Leading up to the tournament, the players were pretty excited, but about the wrong thing. They kept on mentioning that event would be pretty great because there would be a beer tent.
I was new to the team. I was over 50 and the next oldest player was 28. Still, I had to say something. My speech went like this.
“I’m over 50 years old, yet I will be trying my hardest to win this tournament. I really believe we have a chance. At the end of the weekend I will be very sore, though. However, if the object of entering is to drink beer, let me know and I will stay home. Anyway, you need to learn that the beer will taste better if we win.”
I went on to explain how I had been in an Alberta final a few years ago and our best hitter was drunk on the field. We lost the game in extra innings. I vowed never to let that happen again.
They looked at me as if I was suddenly painted with polka dots. Who was this guy? Didn’t he know that a St. Marys team had never won this tournament? My response was that only one beer between games was fine, but if the team wasn’t trying to win, then count me out. They saw that I was serious.

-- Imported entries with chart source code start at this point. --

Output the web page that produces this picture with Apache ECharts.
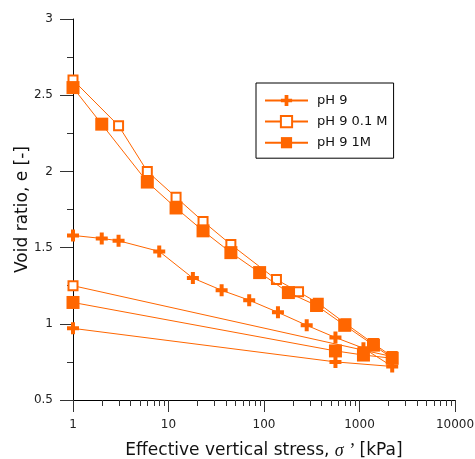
<!DOCTYPE html>
<html>
<head>
<meta charset="utf-8">
<script src="https://cdn.jsdelivr.net/npm/echarts@6/dist/echarts.min.js"></script>
<style>
  html, body { margin: 0; padding: 0; background: #fff; }
  #chart { width: 475px; height: 459px; }
</style>
</head>
<body>
<div id="chart"></div>
<script>
// Oedometer compression curves: void ratio vs effective vertical stress (log scale)
const seriesNames = ['pH 9', 'pH 9 0.1 M', 'pH 9 1M'];

// pH 9: loading, then unloading
const stressPH9 = [1, 2, 3, 8, 18, 36, 70, 140, 280, 560, 1100, 2200, 560, 1];
const voidPH9   = [1.58, 1.56, 1.545, 1.475, 1.30, 1.22, 1.155, 1.075, 0.99, 0.91, 0.84, 0.72, 0.75, 0.97];

// pH 9 with 0.1 M
const stressPH9_01M = [1, 3, 6, 12, 23, 45, 135, 230, 370, 720, 1400, 2200, 1];
const voidPH9_01M   = [2.60, 2.30, 2.00, 1.83, 1.672, 1.52, 1.29, 1.21, 1.135, 1.00, 0.87, 0.785, 1.25];

// pH 9 with 1M
const stressPH9_1M = [1, 2, 6, 12, 23, 45, 90, 180, 355, 700, 1400, 2200, 1100, 560, 1];
const voidPH9_1M   = [2.55, 2.31, 1.93, 1.76, 1.61, 1.467, 1.336, 1.205, 1.12, 0.99, 0.86, 0.774, 0.795, 0.822, 1.14];

// axis ranges and ticks
const xMin = 1, xMax = 10000;
const yMin = 0.5, yMax = 3, yStep = 0.5;
const minorMultipliers = [2, 3, 4, 5, 6, 7, 8, 9];
const decades = [1, 10, 100, 1000];

const minorTicks = [];
decades.forEach(d => minorMultipliers.forEach(m => minorTicks.push([d * m, yMin])));

const orange = '#ff6600';
const font = 'DejaVu Sans';
const plusPath = 'path://M-1,-3H1V-1H3V1H1V3H-1V1H-3V-1H-1Z';

const zip = (xs, ys) => xs.map((x, i) => [x, ys[i]]);

const chart = echarts.init(document.getElementById('chart'), null, { renderer: 'canvas' });

chart.setOption({
  animation: false,
  backgroundColor: '#fff',
  grid: { left: 73, right: 20, top: 19, bottom: 59, containLabel: false, outerBoundsMode: 'none' },
  legend: {
    data: seriesNames,
    orient: 'vertical',
    left: 256,
    top: 83,
    padding: [11, 6, 9, 8],
    itemWidth: 43,
    itemHeight: 14,
    itemGap: 8,
    borderColor: '#000',
    borderWidth: 1,
    textStyle: { fontFamily: font, fontSize: 13, color: '#111', padding: [0, 0, 0, 4] }
  },
  xAxis: {
    type: 'log',
    logBase: 10,
    min: xMin,
    max: xMax,
    name: 'Effective vertical stress, {s|σ ’} [kPa]',
    nameLocation: 'middle',
    nameGap: 42,
    nameMoveOverlap: false,
    nameTextStyle: {
      fontFamily: font, fontSize: 17, color: '#111',
      rich: { s: { fontFamily: 'Liberation Serif', fontStyle: 'italic', fontSize: 18, color: '#111' } }
    },
    axisLine: { lineStyle: { color: '#000', width: 1 } },
    axisTick: { length: 12, lineStyle: { color: '#333' } },
    axisLabel: {
      fontFamily: font, fontSize: 12, color: '#222', margin: 19,
      formatter: v => String(Math.round(v))
    },
    splitLine: { show: false },
    minorTick: { show: false },
    minorSplitLine: { show: false }
  },
  yAxis: {
    type: 'value',
    min: yMin,
    max: yMax,
    interval: yStep,
    name: 'Void ratio, e [-]',
    nameLocation: 'middle',
    nameGap: 42,
    nameMoveOverlap: false,
    nameTextStyle: { fontFamily: font, fontSize: 17, color: '#111' },
    axisLine: { show: true, lineStyle: { color: '#000', width: 1 } },
    axisTick: { show: true, length: 13, lineStyle: { color: '#333' } },
    minorTick: { show: true, splitNumber: 2, length: 6, lineStyle: { color: '#333' } },
    axisLabel: { fontFamily: font, fontSize: 12, color: '#222', margin: 20 },
    splitLine: { show: false }
  },
  series: [
    {
      name: seriesNames[0],
      type: 'line',
      data: zip(stressPH9, voidPH9),
      symbol: plusPath,
      symbolSize: 12,
      lineStyle: { color: orange, width: 1 },
      itemStyle: { color: orange, borderWidth: 0 },
      z: 3
    },
    {
      name: seriesNames[1],
      type: 'line',
      data: zip(stressPH9_01M, voidPH9_01M),
      symbol: 'rect',
      symbolSize: 9,
      lineStyle: { color: orange, width: 1 },
      itemStyle: { color: '#fff', borderColor: orange, borderWidth: 2 },
      z: 4
    },
    {
      name: seriesNames[2],
      type: 'line',
      data: zip(stressPH9_1M, voidPH9_1M),
      symbol: 'rect',
      symbolSize: 13,
      lineStyle: { color: orange, width: 1 },
      itemStyle: { color: orange, borderWidth: 0 },
      z: 5
    },
    {
      // minor ticks of the logarithmic stress axis
      type: 'custom',
      silent: true,
      clip: false,
      data: minorTicks,
      renderItem: function (params, api) {
        const p = api.coord([api.value(0), api.value(1)]);
        const x = Math.round(p[0]) + 0.5;
        return {
          type: 'line',
          shape: { x1: x, y1: p[1], x2: x, y2: p[1] + 6 },
          style: { stroke: '#333', lineWidth: 1 }
        };
      },
      z: 1
    }
  ]
});
</script>
</body>
</html>
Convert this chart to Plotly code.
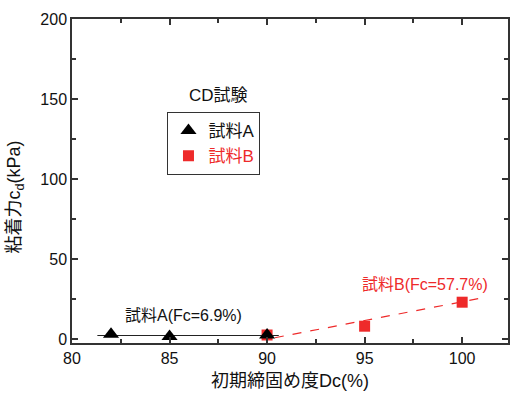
import plotly.graph_objects as go

# data
a_x = [82, 85, 90]
a_y = [3, 1.5, 2.5]
b_x = [90, 95, 100]
b_y = [2.5, 8, 23]
a_fit_x = [81.3, 90.6]
a_fit_y = [2.2, 2.2]
b_fit_x = [90.4, 101.0]
b_fit_y = [0.8, 25.6]
x_ticks = [80, 85, 90, 95, 100]
y_ticks = [0, 50, 100, 150, 200]

FONT = "Liberation Sans, Arial, Noto Sans CJK JP, sans-serif"
RED = "#ee2a2a"
BLACK = "#000000"

fig = go.Figure()
fig.add_trace(go.Scatter(x=a_fit_x, y=a_fit_y, mode="lines",
                         line=dict(color="#222222", width=1.2), showlegend=False))
fig.add_trace(go.Scatter(x=b_fit_x, y=b_fit_y, mode="lines",
                         line=dict(color=RED, width=1.2, dash="dash"), showlegend=False))
fig.add_trace(go.Scatter(x=b_x, y=b_y, mode="markers", name="試料B",
                         marker=dict(symbol="square", size=11, color=RED),
                         showlegend=False))
fig.add_trace(go.Scatter(x=a_x, y=a_y, mode="markers", name="試料A",
                         marker=dict(symbol="triangle-up", size=14, color=BLACK)))
fig.add_trace(go.Scatter(x=[None], y=[None], mode="markers",
                         name="<span style='color:%s'>試料B</span>" % RED,
                         marker=dict(symbol="square", size=11, color=RED)))

axis_common = dict(
    showline=True, linecolor="#333333", linewidth=1.5, mirror="ticks",
    ticks="inside", ticklen=6, tickwidth=1.5, tickcolor="#333333",
    showgrid=False, zeroline=False,
    tickfont=dict(family=FONT, size=16, color="#111111"),
)

fig.update_xaxes(range=[80, 102.35], tickvals=x_ticks, **axis_common,
                 minor=dict(ticks="inside", ticklen=4, dtick=2.5, tick0=80,
                            tickcolor="#333333", tickwidth=1.5),
                 title=dict(text="初期締固め度Dc(%)", font=dict(family=FONT, size=18, color="#111111"),
                            standoff=8))
fig.update_yaxes(range=[-2.5, 200], tickvals=y_ticks, **axis_common,
                 minor=dict(ticks="inside", ticklen=4, dtick=25, tick0=0,
                            tickcolor="#333333", tickwidth=1.5))

fig.add_annotation(x=85.7, y=15, xref="x", yref="y", text="試料A(Fc=6.9%)",
                   showarrow=False, font=dict(family=FONT, size=16, color="#111111"))
fig.add_annotation(x=98.1, y=34, xref="x", yref="y", text="試料B(Fc=57.7%)",
                   showarrow=False, font=dict(family=FONT, size=16, color=RED))
# y axis title as annotation
fig.add_annotation(x=-0.13, y=0.45, xref="paper", yref="paper",
                   xanchor="center", yanchor="middle",
                   text="粘着力c<sub>d</sub>(kPa)", textangle=-90, showarrow=False,
                   font=dict(family=FONT, size=18, color="#111111"))
# legend title
fig.add_annotation(x=0.337, y=0.763, xref="paper", yref="paper", text="CD試験",
                   xanchor="center", yanchor="middle",
                   showarrow=False, font=dict(family=FONT, size=17, color="#111111"))

fig.update_layout(
    width=510, height=396,
    margin=dict(l=72, r=0, t=19, b=53),
    plot_bgcolor="white", paper_bgcolor="white",
    legend=dict(x=0.219, y=0.713, xanchor="left", yanchor="top",
                bordercolor="#333333", borderwidth=1, bgcolor="white",
                font=dict(family=FONT, size=17, color="#111111"),
                tracegroupgap=0, itemwidth=30),
)

fig.write_html("out.html")
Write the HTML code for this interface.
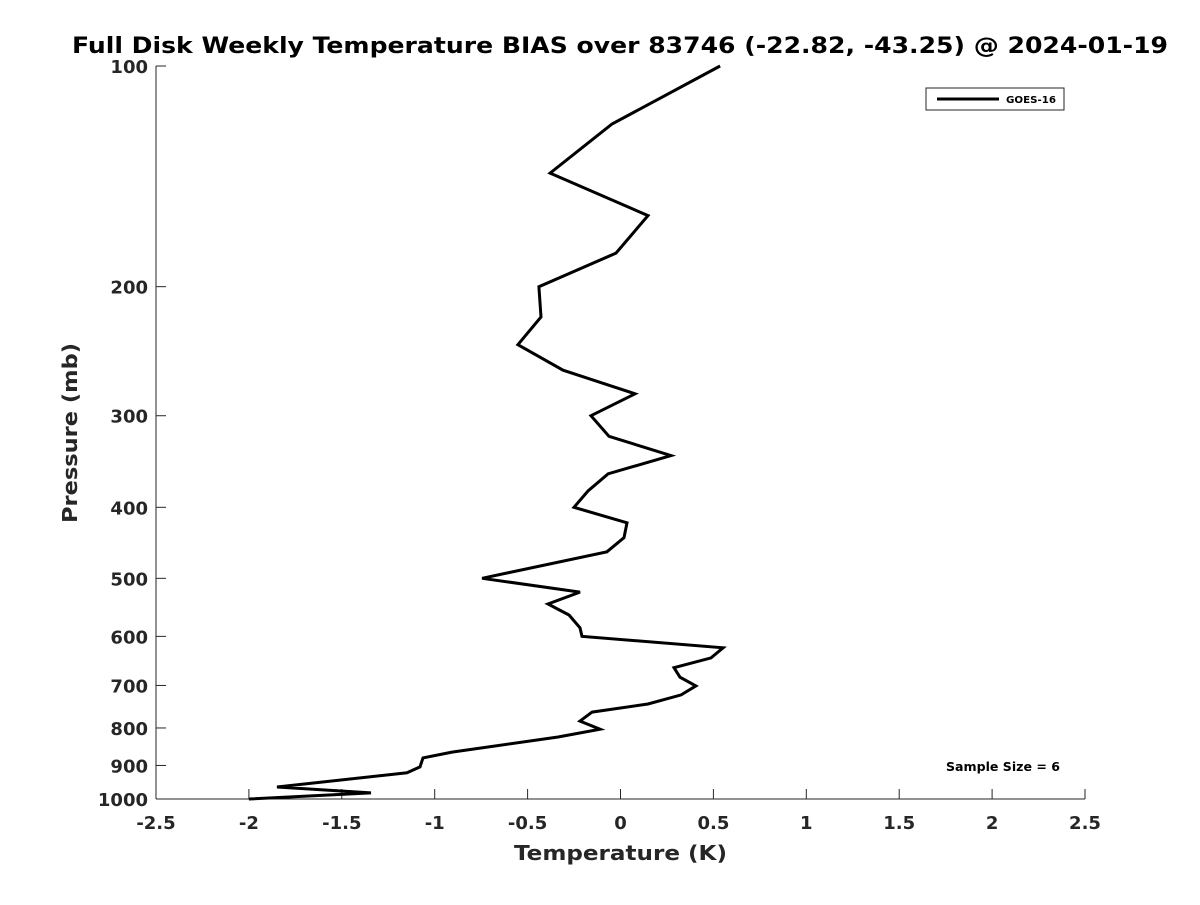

Our first game was relatively easy, but the second was against a team called Pond Scum. I don’t know why they came up with this name, but they had been the finalists the year before and had won a tournament or two this year. Our team responded with a win. Personally, I rapped a triple that scored two runs late in the game.
The players heeded my advice. I saw few of them in the beer tent and if they did sit down, they only had one.
This story has a happy ending. Our team, the Marauders, became the first team from St. Marys to win The Wobbly Knees tournament, beating Pond Scum once again 8-0. More important, the players found that by placing a vision of our winning in front of them and working towards it increased our chances of winning. The focus became the games and not the beer tent.
They learned that keeping your eye on the prize and not letting anything divert your attention from it is what is needed for success.
Oh, and even though I don’t personally drink beer, every player came up to me after the final game and told me that the beer, indeed, tasted better after winning.